WHAT THE TASK ASKS.
Provide an exact copy of the data, excluding the images.

********************

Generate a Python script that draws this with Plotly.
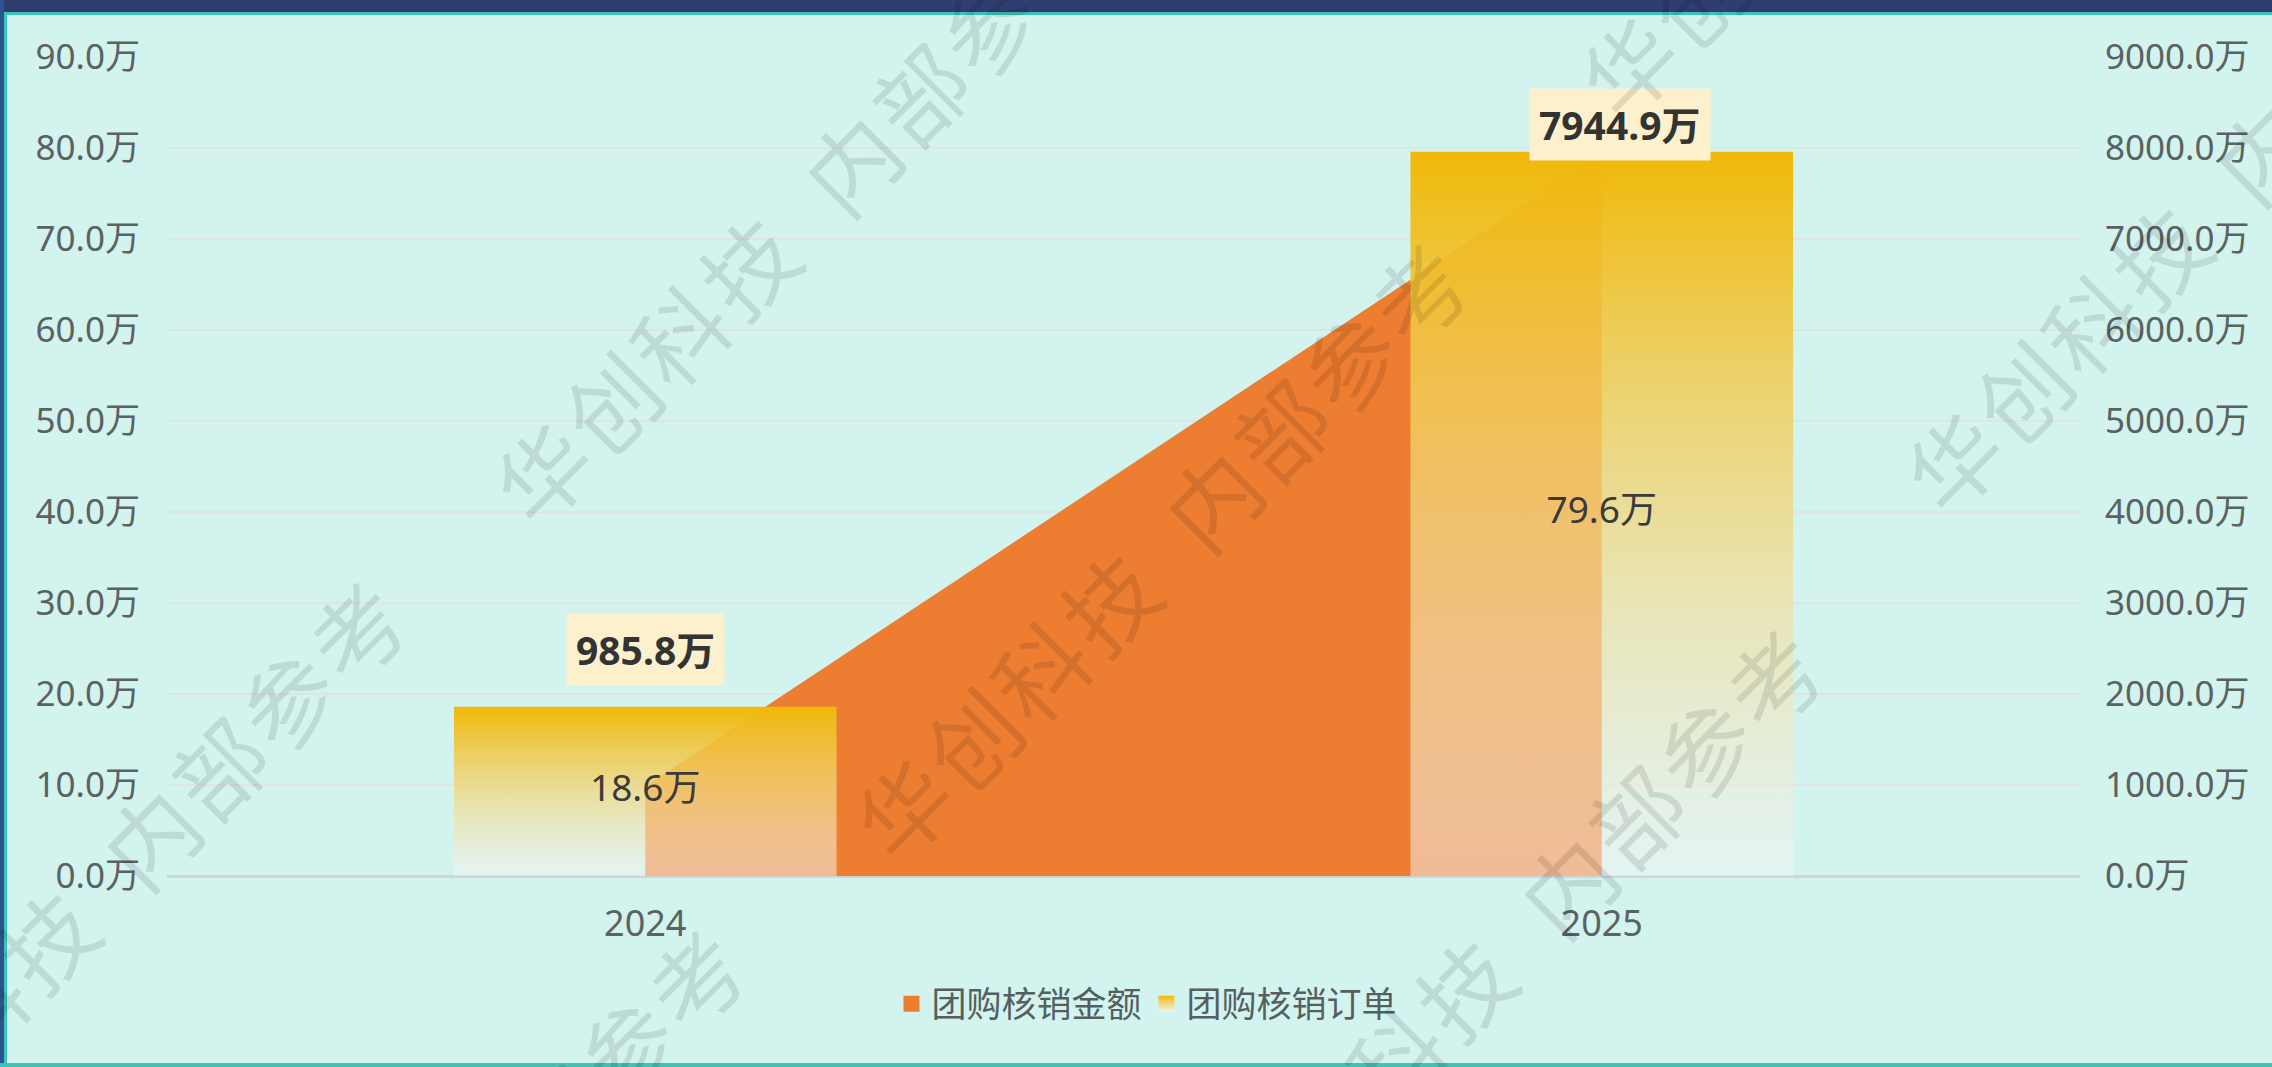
import plotly.graph_objects as go

# ---------------- data ----------------
years = ["2024", "2025"]
amount = [985.8, 7944.9]     # 团购核销金额 (万) - right axis
orders = [18.6, 79.6]        # 团购核销订单 (万) - left axis
series_names = ["团购核销金额", "团购核销订单"]
left_ticks = [0, 10, 20, 30, 40, 50, 60, 70, 80, 90]
right_ticks = [0, 1000, 2000, 3000, 4000, 5000, 6000, 7000, 8000, 9000]
watermark_text = "华创科技 内部参考"

# ---------------- layout geometry ----------------
W_FIG, H_FIG = 2272, 1067
M_L, M_R, M_T, M_B = 167, 192, 57, 191
PW = W_FIG - M_L - M_R
PH = H_FIG - M_T - M_B


def pxp(x):
    return (x - M_L) / PW


def pyp(y):
    return (H_FIG - M_B - y) / PH


FONT = "Noto Sans, Noto Sans CJK SC, sans-serif"
BG = "#d3f3ef"
ORANGE = "#ED7D31"
TICK_COLOR = "#5b6262"
BAR_TOP = "rgba(240,184,8,1)"
BAR_BOTTOM = "rgba(242,245,245,0.52)"

xs = list(range(len(years)))
BAR_HALF = 0.2

fig = go.Figure()

# legend entries (legend-only, no data)
fig.add_trace(go.Scatter(
    x=[None], y=[None], mode="markers", name=series_names[0],
    marker=dict(symbol="square", size=20, color=ORANGE),
))
fig.add_trace(go.Scatter(
    x=[None], y=[None], mode="markers", name=series_names[1],
    marker=dict(symbol="square", size=20, color="#F0B808",
                gradient=dict(type="vertical", color="#eef6f4")),
))

# area (drawn on base axis -> below the bars)
fig.add_trace(go.Scatter(
    x=xs, y=amount, name=series_names[0], mode="lines",
    line=dict(width=0, color=ORANGE), fill="tozeroy", fillcolor=ORANGE,
    yaxis="y", hoverinfo="skip", showlegend=False,
))

# gradient bars
for i, (x, v) in enumerate(zip(xs, orders)):
    fig.add_trace(go.Scatter(
        x=[x - BAR_HALF, x - BAR_HALF, x + BAR_HALF, x + BAR_HALF, x - BAR_HALF],
        y=[0, v, v, 0, 0],
        mode="lines", line=dict(width=0, color="#F0B808"),
        fill="toself",
        fillgradient=dict(type="vertical",
                          colorscale=[[0, BAR_BOTTOM], [1, BAR_TOP]]),
        name=series_names[1], showlegend=False,
        yaxis="y2", hoverinfo="skip",
    ))

# values inside bars
fig.add_trace(go.Scatter(
    x=xs, y=[v / 2 for v in orders], mode="text",
    text=[f"{v:.1f}万" for v in orders],
    textfont=dict(family=FONT, size=37, color="#3a3a3a"),
    yaxis="y2", showlegend=False, hoverinfo="skip",
))

annotations = []
label_shift = [(0, 57), (18, 27)]
for i, (x, v, a) in enumerate(zip(xs, orders, amount)):
    annotations.append(dict(
        x=x, y=v, xref="x", yref="y2", text=f"<b>{a:.1f}万</b>",
        showarrow=False, xanchor="center", yanchor="middle",
        xshift=label_shift[i][0], yshift=label_shift[i][1],
        font=dict(family=FONT, size=39, color="#333333"),
        bgcolor="#fdf0cc", borderpad=9,
    ))

# watermark (tiled, rotated)
wm_origins = [(849, 161), (1210, 497), (1565, 883), (148, 835),
              (2260, 150), (487, 1183), (1935, -245)]
along = [-437, -340, -243, -146, None, 0, 97, 194, 291]
for ox, oy in wm_origins:
    for ch, s in zip(watermark_text, along):
        if s is None:
            continue
        cx = ox + s * 0.7071
        cy = oy - s * 0.7071
        if cx < -60 or cx > W_FIG + 60 or cy < -60 or cy > H_FIG + 60:
            continue
        annotations.append(dict(
            x=pxp(cx), y=pyp(cy), xref="paper", yref="paper", text=ch,
            showarrow=False, xanchor="center", yanchor="middle",
            textangle=-45,
            font=dict(family="Noto Sans CJK SC", size=92,
                      color="rgba(0,0,0,0.1)"),
        ))

# frame decorations
shapes = [
    dict(type="rect", xref="paper", yref="paper", x0=pxp(0), x1=pxp(W_FIG),
         y0=pyp(0), y1=pyp(12), fillcolor="#2f3d6f", line=dict(width=0)),
    dict(type="rect", xref="paper", yref="paper", x0=pxp(0), x1=pxp(W_FIG),
         y0=pyp(12), y1=pyp(15), fillcolor="#3ec3b9", line=dict(width=0)),
    dict(type="rect", xref="paper", yref="paper", x0=pxp(0), x1=pxp(4),
         y0=pyp(0), y1=pyp(H_FIG), fillcolor="#2b5590", line=dict(width=0)),
    dict(type="rect", xref="paper", yref="paper", x0=pxp(4), x1=pxp(7),
         y0=pyp(12), y1=pyp(H_FIG), fillcolor="#3ec3b9", line=dict(width=0)),
    dict(type="rect", xref="paper", yref="paper", x0=pxp(0), x1=pxp(W_FIG),
         y0=pyp(H_FIG - 4), y1=pyp(H_FIG), fillcolor="#3ec3b9", line=dict(width=0)),
]

tickfont = dict(family=FONT, size=35, color=TICK_COLOR)

fig.update_layout(
    width=W_FIG, height=H_FIG,
    margin=dict(l=M_L, r=M_R, t=M_T, b=M_B, autoexpand=False),
    paper_bgcolor=BG, plot_bgcolor=BG,
    font=dict(family=FONT, color=TICK_COLOR),
    showlegend=True,
    legend=dict(orientation="h", x=pxp(1147), y=pyp(1004),
                xanchor="center", yanchor="middle",
                font=dict(family=FONT, size=35, color="#555f5f"),
                bgcolor="rgba(0,0,0,0)", traceorder="normal",
                itemsizing="trace", itemwidth=30),
    xaxis=dict(range=[-0.5, 1.5], tickvals=xs, ticktext=years,
               showgrid=False, zeroline=False, showline=False, ticks="",
               tickfont=dict(family=FONT, size=36, color=TICK_COLOR),
               ticklabelstandoff=23, fixedrange=True),
    yaxis=dict(side="right", range=[0, 9000], tickvals=right_ticks,
               ticktext=[f"{v:.1f}万" for v in right_ticks], showgrid=True,
               gridcolor="#dde6e4", gridwidth=2,
               zeroline=True, zerolinecolor="#cfd4d4", zerolinewidth=3,
               showline=False, ticks="", tickfont=tickfont,
               ticklabelstandoff=24),
    yaxis2=dict(overlaying="y", side="left", range=[0, 90], tickvals=left_ticks,
                ticktext=[f"{v:.1f}万" for v in left_ticks], showgrid=False,
                zeroline=False, showline=False, ticks="", tickfont=tickfont,
                ticklabelstandoff=26),
    annotations=annotations,
    shapes=shapes,
    hovermode=False,
)

fig.write_html("out.html", config={"displayModeBar": False},
               post_script="document.body.style.margin='0';")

********************

RESULT.
Generate a Python script that draws this with Plotly.
import plotly.graph_objects as go

# ---------------- data ----------------
years = ["2024", "2025"]
amount = [985.8, 7944.9]     # 团购核销金额 (万) - right axis
orders = [18.6, 79.6]        # 团购核销订单 (万) - left axis
series_names = ["团购核销金额", "团购核销订单"]
left_ticks = [0, 10, 20, 30, 40, 50, 60, 70, 80, 90]
right_ticks = [0, 1000, 2000, 3000, 4000, 5000, 6000, 7000, 8000, 9000]
watermark_text = "华创科技 内部参考"

# ---------------- layout geometry ----------------
W_FIG, H_FIG = 2272, 1067
M_L, M_R, M_T, M_B = 167, 192, 57, 191
PW = W_FIG - M_L - M_R
PH = H_FIG - M_T - M_B


def pxp(x):
    return (x - M_L) / PW


def pyp(y):
    return (H_FIG - M_B - y) / PH


FONT = "Noto Sans, Noto Sans CJK SC, sans-serif"
BG = "#d3f3ef"
ORANGE = "#ED7D31"
TICK_COLOR = "#5b6262"
BAR_TOP = "rgba(240,184,8,1)"
BAR_BOTTOM = "rgba(242,245,245,0.52)"

xs = list(range(len(years)))
BAR_HALF = 0.2

fig = go.Figure()

# legend entries (legend-only, no data)
fig.add_trace(go.Scatter(
    x=[None], y=[None], mode="markers", name=series_names[0],
    marker=dict(symbol="square", size=20, color=ORANGE),
))
fig.add_trace(go.Scatter(
    x=[None], y=[None], mode="markers", name=series_names[1],
    marker=dict(symbol="square", size=20, color="#F0B808",
                gradient=dict(type="vertical", color="#eef6f4")),
))

# area (drawn on base axis -> below the bars)
fig.add_trace(go.Scatter(
    x=xs, y=amount, name=series_names[0], mode="lines",
    line=dict(width=0, color=ORANGE), fill="tozeroy", fillcolor=ORANGE,
    yaxis="y", hoverinfo="skip", showlegend=False,
))

# gradient bars
for i, (x, v) in enumerate(zip(xs, orders)):
    fig.add_trace(go.Scatter(
        x=[x - BAR_HALF, x - BAR_HALF, x + BAR_HALF, x + BAR_HALF, x - BAR_HALF],
        y=[0, v, v, 0, 0],
        mode="lines", line=dict(width=0, color="#F0B808"),
        fill="toself",
        fillgradient=dict(type="vertical",
                          colorscale=[[0, BAR_BOTTOM], [1, BAR_TOP]]),
        name=series_names[1], showlegend=False,
        yaxis="y2", hoverinfo="skip",
    ))

# values inside bars
fig.add_trace(go.Scatter(
    x=xs, y=[v / 2 for v in orders], mode="text",
    text=[f"{v:.1f}万" for v in orders],
    textfont=dict(family=FONT, size=37, color="#3a3a3a"),
    yaxis="y2", showlegend=False, hoverinfo="skip",
))

annotations = []
label_shift = [(0, 57), (18, 27)]
for i, (x, v, a) in enumerate(zip(xs, orders, amount)):
    annotations.append(dict(
        x=x, y=v, xref="x", yref="y2", text=f"<b>{a:.1f}万</b>",
        showarrow=False, xanchor="center", yanchor="middle",
        xshift=label_shift[i][0], yshift=label_shift[i][1],
        font=dict(family=FONT, size=39, color="#333333"),
        bgcolor="#fdf0cc", borderpad=9,
    ))

# watermark (tiled, rotated)
wm_origins = [(849, 161), (1210, 497), (1565, 883), (148, 835),
              (2260, 150), (487, 1183), (1935, -245)]
along = [-437, -340, -243, -146, None, 0, 97, 194, 291]
for ox, oy in wm_origins:
    for ch, s in zip(watermark_text, along):
        if s is None:
            continue
        cx = ox + s * 0.7071
        cy = oy - s * 0.7071
        if cx < -60 or cx > W_FIG + 60 or cy < -60 or cy > H_FIG + 60:
            continue
        annotations.append(dict(
            x=pxp(cx), y=pyp(cy), xref="paper", yref="paper", text=ch,
            showarrow=False, xanchor="center", yanchor="middle",
            textangle=-45,
            font=dict(family="Noto Sans CJK SC", size=92,
                      color="rgba(0,0,0,0.1)"),
        ))

# frame decorations
shapes = [
    dict(type="rect", xref="paper", yref="paper", x0=pxp(0), x1=pxp(W_FIG),
         y0=pyp(0), y1=pyp(12), fillcolor="#2f3d6f", line=dict(width=0)),
    dict(type="rect", xref="paper", yref="paper", x0=pxp(0), x1=pxp(W_FIG),
         y0=pyp(12), y1=pyp(15), fillcolor="#3ec3b9", line=dict(width=0)),
    dict(type="rect", xref="paper", yref="paper", x0=pxp(0), x1=pxp(4),
         y0=pyp(0), y1=pyp(H_FIG), fillcolor="#2b5590", line=dict(width=0)),
    dict(type="rect", xref="paper", yref="paper", x0=pxp(4), x1=pxp(7),
         y0=pyp(12), y1=pyp(H_FIG), fillcolor="#3ec3b9", line=dict(width=0)),
    dict(type="rect", xref="paper", yref="paper", x0=pxp(0), x1=pxp(W_FIG),
         y0=pyp(H_FIG - 4), y1=pyp(H_FIG), fillcolor="#3ec3b9", line=dict(width=0)),
]

tickfont = dict(family=FONT, size=35, color=TICK_COLOR)

fig.update_layout(
    width=W_FIG, height=H_FIG,
    margin=dict(l=M_L, r=M_R, t=M_T, b=M_B, autoexpand=False),
    paper_bgcolor=BG, plot_bgcolor=BG,
    font=dict(family=FONT, color=TICK_COLOR),
    showlegend=True,
    legend=dict(orientation="h", x=pxp(1147), y=pyp(1004),
                xanchor="center", yanchor="middle",
                font=dict(family=FONT, size=35, color="#555f5f"),
                bgcolor="rgba(0,0,0,0)", traceorder="normal",
                itemsizing="trace", itemwidth=30),
    xaxis=dict(range=[-0.5, 1.5], tickvals=xs, ticktext=years,
               showgrid=False, zeroline=False, showline=False, ticks="",
               tickfont=dict(family=FONT, size=36, color=TICK_COLOR),
               ticklabelstandoff=23, fixedrange=True),
    yaxis=dict(side="right", range=[0, 9000], tickvals=right_ticks,
               ticktext=[f"{v:.1f}万" for v in right_ticks], showgrid=True,
               gridcolor="#dde6e4", gridwidth=2,
               zeroline=True, zerolinecolor="#cfd4d4", zerolinewidth=3,
               showline=False, ticks="", tickfont=tickfont,
               ticklabelstandoff=24),
    yaxis2=dict(overlaying="y", side="left", range=[0, 90], tickvals=left_ticks,
                ticktext=[f"{v:.1f}万" for v in left_ticks], showgrid=False,
                zeroline=False, showline=False, ticks="", tickfont=tickfont,
                ticklabelstandoff=26),
    annotations=annotations,
    shapes=shapes,
    hovermode=False,
)

fig.write_html("out.html", config={"displayModeBar": False},
               post_script="document.body.style.margin='0';")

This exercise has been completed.